Dubbed “UpStart Kitchen,” the commercially-certified kitchen would provide the necessary equipment and support to serve as an incubator for food entrepreneurs. Access to a commercial kitchen is required to be able to sell or serve food, but the availability of affordable commercial kitchens is often a stumbling block for Milwaukee food entrepreneurs.
The kitchen, to be owned and operated by Prism Economic Development Corporation, will be open to anyone, with “priority pricing” for City of Milwaukee residents.

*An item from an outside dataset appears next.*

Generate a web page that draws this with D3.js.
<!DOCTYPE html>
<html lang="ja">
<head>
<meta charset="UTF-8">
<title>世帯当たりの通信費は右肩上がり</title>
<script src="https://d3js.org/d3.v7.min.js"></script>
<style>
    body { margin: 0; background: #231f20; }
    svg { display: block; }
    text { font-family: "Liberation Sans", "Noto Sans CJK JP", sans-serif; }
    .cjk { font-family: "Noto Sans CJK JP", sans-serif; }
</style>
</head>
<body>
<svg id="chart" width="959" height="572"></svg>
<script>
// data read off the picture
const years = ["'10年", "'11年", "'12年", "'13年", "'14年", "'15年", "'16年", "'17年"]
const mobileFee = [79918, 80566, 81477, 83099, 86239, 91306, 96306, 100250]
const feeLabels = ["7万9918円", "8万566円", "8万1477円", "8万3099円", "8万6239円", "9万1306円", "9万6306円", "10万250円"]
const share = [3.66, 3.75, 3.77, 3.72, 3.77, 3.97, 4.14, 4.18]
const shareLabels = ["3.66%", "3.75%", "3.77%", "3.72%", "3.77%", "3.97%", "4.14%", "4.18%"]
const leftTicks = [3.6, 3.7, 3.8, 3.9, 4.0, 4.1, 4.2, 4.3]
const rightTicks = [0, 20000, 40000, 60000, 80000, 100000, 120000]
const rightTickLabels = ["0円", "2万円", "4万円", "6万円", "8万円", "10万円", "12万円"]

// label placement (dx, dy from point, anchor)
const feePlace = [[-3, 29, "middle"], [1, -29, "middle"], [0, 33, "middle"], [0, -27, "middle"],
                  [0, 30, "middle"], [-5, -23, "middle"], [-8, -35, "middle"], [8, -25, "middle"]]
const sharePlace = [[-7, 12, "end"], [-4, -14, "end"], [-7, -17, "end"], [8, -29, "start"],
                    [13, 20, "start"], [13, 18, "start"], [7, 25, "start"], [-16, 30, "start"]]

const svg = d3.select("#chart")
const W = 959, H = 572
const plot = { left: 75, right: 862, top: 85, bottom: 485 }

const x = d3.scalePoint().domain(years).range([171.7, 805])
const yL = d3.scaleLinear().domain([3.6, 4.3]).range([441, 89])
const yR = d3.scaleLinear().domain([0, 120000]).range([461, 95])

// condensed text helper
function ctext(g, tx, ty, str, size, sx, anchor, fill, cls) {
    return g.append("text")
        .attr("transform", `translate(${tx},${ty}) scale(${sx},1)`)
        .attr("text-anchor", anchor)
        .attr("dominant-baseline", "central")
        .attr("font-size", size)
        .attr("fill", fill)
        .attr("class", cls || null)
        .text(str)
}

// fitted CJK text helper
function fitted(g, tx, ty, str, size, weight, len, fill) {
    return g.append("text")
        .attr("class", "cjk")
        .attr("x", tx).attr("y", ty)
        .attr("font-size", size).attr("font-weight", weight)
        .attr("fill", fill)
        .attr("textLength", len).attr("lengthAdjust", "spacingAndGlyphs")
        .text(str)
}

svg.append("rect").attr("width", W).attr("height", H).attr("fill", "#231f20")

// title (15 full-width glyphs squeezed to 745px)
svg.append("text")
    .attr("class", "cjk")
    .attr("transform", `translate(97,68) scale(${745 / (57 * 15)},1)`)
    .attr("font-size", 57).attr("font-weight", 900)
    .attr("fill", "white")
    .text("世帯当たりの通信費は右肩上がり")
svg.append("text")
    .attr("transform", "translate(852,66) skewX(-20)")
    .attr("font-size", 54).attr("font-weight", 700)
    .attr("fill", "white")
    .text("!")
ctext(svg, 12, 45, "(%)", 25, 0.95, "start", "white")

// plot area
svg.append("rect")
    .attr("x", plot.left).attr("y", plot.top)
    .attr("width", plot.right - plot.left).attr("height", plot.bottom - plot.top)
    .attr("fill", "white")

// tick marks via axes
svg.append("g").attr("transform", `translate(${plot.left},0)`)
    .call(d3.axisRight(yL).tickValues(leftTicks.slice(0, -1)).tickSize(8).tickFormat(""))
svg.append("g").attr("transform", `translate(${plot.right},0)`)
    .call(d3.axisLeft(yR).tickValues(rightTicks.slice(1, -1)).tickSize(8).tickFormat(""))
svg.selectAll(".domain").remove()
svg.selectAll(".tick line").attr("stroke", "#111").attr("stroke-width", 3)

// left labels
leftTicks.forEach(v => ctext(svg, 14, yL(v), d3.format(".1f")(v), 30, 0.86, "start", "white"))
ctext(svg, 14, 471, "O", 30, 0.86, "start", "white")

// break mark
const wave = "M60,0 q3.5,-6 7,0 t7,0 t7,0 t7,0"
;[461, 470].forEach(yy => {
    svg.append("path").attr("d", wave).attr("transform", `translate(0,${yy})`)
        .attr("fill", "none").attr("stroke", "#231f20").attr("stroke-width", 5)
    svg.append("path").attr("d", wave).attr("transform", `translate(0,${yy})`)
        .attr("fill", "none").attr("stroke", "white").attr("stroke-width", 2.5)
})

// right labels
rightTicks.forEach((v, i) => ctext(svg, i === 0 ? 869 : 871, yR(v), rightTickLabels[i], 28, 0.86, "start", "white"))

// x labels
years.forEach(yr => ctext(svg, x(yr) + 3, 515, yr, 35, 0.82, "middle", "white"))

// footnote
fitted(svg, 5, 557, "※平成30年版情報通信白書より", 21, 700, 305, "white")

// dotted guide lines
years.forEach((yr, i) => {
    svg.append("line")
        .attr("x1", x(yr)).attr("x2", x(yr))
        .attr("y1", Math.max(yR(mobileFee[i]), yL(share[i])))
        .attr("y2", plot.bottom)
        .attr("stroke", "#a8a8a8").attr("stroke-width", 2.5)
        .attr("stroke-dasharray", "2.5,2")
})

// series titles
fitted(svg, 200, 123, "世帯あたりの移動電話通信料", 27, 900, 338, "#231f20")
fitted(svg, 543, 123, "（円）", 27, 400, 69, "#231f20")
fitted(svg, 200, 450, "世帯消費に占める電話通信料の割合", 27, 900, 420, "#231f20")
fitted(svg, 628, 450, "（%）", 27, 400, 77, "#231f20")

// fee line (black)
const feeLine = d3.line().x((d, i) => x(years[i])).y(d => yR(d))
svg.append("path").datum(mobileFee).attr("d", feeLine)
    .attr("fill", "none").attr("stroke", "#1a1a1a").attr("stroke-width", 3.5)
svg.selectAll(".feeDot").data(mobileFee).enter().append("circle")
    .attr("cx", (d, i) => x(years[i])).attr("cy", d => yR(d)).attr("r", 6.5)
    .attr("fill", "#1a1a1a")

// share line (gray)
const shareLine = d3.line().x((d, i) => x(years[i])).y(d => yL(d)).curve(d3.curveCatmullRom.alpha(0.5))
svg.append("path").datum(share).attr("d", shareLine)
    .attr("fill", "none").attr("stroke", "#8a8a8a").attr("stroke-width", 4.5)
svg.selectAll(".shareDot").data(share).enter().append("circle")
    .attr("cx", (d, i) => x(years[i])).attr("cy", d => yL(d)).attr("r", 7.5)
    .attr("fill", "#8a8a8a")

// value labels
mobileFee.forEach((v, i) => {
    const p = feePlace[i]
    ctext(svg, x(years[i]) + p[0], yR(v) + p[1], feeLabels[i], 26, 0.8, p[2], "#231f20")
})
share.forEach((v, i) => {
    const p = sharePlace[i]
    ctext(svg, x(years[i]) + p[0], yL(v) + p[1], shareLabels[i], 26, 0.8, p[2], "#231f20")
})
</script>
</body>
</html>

The organization has an intentional focus on supporting low-to-moderate income entrepreneurs to address socioeconomic and racial disparities in Milwaukee.

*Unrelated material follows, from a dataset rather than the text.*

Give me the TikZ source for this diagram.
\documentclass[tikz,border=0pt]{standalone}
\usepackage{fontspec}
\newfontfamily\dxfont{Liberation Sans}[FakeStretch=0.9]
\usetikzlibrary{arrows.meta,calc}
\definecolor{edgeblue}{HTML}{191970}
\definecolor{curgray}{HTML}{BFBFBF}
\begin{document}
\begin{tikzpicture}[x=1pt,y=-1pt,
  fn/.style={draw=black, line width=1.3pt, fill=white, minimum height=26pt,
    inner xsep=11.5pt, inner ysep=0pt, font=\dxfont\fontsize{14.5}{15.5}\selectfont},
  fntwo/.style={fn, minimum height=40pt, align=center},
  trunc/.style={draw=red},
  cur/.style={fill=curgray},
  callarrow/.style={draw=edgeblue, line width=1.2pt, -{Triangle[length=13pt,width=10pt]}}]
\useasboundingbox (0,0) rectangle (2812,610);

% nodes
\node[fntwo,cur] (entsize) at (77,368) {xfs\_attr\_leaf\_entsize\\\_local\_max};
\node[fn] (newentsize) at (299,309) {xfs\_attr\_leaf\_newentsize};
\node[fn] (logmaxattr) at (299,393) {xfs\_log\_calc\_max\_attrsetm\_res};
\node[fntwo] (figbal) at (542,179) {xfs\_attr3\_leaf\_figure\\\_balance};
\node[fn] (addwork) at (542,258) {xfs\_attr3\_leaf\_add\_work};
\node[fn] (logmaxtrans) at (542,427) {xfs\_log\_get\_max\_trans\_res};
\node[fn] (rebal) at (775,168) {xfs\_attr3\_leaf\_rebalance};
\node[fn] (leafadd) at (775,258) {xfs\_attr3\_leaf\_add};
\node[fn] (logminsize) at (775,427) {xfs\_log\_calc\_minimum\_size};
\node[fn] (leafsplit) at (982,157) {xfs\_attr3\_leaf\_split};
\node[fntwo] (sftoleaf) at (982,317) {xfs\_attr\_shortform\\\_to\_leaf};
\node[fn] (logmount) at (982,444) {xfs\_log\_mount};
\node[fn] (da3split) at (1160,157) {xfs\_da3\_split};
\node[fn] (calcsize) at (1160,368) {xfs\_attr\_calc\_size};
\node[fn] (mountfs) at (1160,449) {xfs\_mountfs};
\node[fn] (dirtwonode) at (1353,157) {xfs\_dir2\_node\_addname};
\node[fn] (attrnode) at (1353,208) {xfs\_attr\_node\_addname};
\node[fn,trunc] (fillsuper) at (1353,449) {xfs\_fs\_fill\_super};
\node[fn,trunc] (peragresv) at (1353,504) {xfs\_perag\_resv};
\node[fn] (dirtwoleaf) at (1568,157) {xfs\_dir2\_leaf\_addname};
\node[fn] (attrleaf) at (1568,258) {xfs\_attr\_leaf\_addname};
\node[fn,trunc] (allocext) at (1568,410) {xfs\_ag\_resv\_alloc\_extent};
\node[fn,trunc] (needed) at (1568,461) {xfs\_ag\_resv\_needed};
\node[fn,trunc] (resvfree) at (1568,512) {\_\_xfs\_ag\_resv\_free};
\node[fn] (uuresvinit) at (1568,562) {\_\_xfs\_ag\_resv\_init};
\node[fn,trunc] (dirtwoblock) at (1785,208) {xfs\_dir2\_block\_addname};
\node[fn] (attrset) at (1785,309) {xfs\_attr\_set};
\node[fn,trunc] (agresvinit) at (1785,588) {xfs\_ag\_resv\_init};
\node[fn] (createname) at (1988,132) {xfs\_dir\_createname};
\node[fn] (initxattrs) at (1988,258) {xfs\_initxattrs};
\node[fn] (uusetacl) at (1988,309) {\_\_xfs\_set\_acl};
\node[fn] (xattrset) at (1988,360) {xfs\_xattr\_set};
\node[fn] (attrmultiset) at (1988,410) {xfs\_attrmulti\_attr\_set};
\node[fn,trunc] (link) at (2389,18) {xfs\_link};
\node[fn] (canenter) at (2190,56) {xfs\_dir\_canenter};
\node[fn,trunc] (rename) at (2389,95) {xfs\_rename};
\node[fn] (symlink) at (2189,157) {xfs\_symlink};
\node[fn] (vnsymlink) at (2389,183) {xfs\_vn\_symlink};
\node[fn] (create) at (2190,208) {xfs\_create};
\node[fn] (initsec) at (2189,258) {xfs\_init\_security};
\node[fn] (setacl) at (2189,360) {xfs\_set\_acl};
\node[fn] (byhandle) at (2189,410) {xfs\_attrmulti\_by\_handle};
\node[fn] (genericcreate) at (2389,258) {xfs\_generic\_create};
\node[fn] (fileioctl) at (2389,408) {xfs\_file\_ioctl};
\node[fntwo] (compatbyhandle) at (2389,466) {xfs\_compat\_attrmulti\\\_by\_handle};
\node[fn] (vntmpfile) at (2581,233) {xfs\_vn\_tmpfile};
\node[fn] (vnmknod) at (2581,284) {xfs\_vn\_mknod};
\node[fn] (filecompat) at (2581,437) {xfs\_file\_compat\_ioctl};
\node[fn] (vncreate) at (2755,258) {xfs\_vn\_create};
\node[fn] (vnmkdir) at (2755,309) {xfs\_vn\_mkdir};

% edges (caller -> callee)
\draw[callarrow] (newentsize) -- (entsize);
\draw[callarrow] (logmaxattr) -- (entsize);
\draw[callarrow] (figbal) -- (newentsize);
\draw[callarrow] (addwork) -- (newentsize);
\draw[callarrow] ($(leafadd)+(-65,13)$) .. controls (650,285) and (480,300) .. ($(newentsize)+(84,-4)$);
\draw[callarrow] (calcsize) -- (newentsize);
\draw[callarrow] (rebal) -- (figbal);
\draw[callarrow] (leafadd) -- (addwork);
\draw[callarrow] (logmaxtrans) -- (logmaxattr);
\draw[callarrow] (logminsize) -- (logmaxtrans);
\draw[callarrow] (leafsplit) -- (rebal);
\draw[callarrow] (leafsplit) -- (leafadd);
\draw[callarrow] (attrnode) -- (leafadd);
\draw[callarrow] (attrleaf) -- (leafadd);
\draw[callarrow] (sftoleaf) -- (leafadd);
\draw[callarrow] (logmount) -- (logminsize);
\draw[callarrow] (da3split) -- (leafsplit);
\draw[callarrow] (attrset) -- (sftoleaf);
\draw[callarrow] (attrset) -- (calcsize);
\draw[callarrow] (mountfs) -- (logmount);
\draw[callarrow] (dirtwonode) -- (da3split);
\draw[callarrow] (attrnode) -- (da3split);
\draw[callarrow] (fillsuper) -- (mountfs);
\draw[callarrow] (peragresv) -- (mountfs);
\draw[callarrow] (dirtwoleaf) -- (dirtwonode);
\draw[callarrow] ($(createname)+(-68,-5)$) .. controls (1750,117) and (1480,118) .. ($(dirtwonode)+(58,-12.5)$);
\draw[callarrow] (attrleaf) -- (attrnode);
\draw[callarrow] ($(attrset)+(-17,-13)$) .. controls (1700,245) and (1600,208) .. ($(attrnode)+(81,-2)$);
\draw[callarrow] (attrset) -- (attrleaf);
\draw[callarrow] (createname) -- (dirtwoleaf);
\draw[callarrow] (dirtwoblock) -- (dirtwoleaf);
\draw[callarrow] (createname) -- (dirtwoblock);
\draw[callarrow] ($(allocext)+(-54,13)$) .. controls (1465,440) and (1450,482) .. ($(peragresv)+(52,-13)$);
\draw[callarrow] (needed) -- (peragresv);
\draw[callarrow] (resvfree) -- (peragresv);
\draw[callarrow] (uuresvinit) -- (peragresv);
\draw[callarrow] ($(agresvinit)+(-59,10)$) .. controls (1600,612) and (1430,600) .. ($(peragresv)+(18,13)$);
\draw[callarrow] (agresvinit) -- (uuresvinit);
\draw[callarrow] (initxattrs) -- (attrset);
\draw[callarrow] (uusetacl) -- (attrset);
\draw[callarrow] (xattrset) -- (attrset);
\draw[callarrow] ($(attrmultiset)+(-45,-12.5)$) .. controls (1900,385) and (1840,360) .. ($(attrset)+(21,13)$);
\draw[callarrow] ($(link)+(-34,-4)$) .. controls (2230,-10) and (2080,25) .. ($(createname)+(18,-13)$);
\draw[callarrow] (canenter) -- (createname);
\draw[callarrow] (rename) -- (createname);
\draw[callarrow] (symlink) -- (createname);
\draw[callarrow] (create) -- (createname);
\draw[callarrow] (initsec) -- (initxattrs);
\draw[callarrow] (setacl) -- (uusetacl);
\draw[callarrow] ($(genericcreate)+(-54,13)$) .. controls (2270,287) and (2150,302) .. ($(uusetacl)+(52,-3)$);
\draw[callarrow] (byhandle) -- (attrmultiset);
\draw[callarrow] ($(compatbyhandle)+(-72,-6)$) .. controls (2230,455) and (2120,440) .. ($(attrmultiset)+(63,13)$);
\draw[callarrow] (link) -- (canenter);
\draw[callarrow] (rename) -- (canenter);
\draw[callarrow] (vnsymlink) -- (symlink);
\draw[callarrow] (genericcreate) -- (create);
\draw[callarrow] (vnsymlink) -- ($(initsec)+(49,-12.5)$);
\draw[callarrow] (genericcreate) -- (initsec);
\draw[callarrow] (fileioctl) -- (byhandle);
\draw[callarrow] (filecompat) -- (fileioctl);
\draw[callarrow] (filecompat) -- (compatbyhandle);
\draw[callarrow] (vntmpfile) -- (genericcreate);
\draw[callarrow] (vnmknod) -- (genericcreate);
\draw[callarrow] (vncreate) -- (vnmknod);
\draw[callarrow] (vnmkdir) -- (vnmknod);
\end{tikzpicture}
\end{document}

The non-profit corporation, formed by the Parklawn Assembly of God church, is led by Tom Keppler. The church has been located in the Sherman Park neighborhood for over 100 years. The kitchen will be located in the former Gee’s Clippers space at 4325 W. Fond du Lac Ave., just west of Sherman Blvd. and across the street from the church.

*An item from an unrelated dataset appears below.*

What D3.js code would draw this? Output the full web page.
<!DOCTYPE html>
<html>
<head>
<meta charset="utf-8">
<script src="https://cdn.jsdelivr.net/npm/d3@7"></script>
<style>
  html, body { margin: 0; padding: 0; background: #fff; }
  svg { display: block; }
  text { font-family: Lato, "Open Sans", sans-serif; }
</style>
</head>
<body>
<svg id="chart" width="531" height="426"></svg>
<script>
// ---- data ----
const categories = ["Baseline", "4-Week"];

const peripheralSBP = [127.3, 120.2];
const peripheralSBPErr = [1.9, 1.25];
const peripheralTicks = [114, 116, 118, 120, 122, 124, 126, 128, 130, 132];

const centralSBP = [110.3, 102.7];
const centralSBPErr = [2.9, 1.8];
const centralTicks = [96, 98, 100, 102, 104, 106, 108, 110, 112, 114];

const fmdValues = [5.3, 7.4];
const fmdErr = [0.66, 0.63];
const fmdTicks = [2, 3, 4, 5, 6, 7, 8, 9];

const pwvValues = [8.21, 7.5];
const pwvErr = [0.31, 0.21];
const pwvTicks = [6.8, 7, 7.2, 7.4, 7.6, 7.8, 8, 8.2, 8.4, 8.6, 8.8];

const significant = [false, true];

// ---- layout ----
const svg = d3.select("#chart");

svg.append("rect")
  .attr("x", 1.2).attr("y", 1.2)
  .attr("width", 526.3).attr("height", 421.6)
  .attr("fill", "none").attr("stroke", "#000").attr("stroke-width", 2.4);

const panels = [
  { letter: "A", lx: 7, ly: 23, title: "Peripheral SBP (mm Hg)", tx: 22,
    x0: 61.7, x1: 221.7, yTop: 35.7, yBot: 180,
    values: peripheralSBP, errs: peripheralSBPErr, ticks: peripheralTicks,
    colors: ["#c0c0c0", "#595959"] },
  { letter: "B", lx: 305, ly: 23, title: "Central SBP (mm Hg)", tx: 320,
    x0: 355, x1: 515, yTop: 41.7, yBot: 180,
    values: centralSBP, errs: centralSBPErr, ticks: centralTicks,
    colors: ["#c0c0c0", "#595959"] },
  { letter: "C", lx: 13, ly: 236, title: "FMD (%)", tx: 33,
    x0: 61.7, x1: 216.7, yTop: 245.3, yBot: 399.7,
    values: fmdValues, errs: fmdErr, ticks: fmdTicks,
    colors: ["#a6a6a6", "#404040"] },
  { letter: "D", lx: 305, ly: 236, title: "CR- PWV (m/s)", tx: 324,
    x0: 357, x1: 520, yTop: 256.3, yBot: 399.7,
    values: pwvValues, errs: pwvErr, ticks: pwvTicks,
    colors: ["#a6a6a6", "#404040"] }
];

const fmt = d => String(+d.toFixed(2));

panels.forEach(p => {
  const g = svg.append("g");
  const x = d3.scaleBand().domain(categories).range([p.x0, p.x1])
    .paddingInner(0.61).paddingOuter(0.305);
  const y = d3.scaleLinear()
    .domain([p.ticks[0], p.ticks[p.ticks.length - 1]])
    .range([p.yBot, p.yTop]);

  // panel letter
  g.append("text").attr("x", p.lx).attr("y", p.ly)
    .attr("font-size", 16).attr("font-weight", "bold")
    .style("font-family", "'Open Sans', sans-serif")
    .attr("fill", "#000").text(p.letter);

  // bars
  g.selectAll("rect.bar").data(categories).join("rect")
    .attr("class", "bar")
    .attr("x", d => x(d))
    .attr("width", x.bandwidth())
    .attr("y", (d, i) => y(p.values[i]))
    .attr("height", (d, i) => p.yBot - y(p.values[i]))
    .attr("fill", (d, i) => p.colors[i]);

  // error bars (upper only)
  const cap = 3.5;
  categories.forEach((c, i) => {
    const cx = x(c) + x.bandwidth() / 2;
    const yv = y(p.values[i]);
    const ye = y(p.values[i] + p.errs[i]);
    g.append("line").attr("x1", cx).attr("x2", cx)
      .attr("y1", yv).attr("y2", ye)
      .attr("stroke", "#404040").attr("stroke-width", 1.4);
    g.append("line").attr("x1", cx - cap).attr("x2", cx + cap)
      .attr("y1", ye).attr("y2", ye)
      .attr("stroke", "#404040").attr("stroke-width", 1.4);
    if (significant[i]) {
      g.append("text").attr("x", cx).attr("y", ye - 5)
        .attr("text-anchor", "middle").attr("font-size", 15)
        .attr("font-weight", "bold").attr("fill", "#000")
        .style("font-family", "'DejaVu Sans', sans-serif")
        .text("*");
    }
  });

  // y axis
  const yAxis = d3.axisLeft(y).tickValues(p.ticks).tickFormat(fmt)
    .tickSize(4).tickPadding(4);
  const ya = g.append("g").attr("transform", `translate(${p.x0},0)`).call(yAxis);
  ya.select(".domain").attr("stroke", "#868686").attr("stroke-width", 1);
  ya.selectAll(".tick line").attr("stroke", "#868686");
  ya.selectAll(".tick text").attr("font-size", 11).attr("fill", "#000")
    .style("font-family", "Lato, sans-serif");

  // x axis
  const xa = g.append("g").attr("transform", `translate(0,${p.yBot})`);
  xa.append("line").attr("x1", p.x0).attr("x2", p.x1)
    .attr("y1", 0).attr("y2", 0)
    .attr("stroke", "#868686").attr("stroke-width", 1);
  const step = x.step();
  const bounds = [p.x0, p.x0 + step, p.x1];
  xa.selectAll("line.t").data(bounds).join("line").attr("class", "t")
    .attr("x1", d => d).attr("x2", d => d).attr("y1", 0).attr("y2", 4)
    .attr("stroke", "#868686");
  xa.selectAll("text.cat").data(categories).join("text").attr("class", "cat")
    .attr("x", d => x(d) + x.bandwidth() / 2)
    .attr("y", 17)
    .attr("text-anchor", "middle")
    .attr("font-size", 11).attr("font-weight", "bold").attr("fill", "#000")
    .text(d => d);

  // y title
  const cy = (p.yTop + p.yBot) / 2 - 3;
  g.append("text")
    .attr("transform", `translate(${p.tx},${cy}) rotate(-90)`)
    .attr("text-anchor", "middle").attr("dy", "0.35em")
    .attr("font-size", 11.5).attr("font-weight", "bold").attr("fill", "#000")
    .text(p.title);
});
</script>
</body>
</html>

“The idea for an incubator-kitchen was inspired by the experience of one of the lay leaders of Parklawn Assembly of God who launched his food service business using the commercial kitchen of Parklawn. In 2006, he outgrew the space at church and relocated to a larger commercial kitchen in the city and today employs 35 people providing nearly 6,000 meals to local schools daily,” said Keppler via email.
“UpStart will help entrepreneurs succeed by providing affordable kitchen space, access to resources such as mentoring, help with licensing, business planning, etc. and a place of community and relationships,” said Keppler.
The organization anticipates spending $360,000 to build the kitchen and $175,000 on operating the kitchen over its first year.
Keppler told Urban Milwaukee that the organization has raised $410,000 to date from a number of area foundations, including Bader Philanthropies, Greater Milwaukee Foundation, and Brewers Community Foundation, and private donors. A crowdfunding campaign is underway to reduce the $130,000 the organization would otherwise borrow via a line of credit.
The group hopes to raise $50,000 by July 19th. At the time of publication, $26,014 had already been raised from 37 supporters.
“Barring any contractor delays, we anticipate a ‘soft launch’ in August 2019 to onboard first member-clients with a grand opening later this fall,” said Keppler via email.
Videos on the UpStart Kitchen website feature endorsements from Common Council President Ashanti Hamilton and State Representative Evan Goyke as well as the church’s senior pastor Walter Harvey. Funky Fresh Spring Rolls owner Trueman McGee, who operates out of the nearby Sherman Phoenix food hall, endorses the crowdfunding campaign in a brief video.
Looking to learn more? Visit the UpStart website or attend an information session on July 9th from 6 p.m. to 7:30 p.m. at Parklawn Assembly of God Church at 3725 N. Sherman Blvd. The crowdfunding campaign is available on the We Raise platform.
Prism isn’t the only organization focused on improving access to commercial kitchens. The city recently approved a change to its zoning code to allow churches to lease their commercial kitchens to food trucks and caterers without the need for a zoning variance.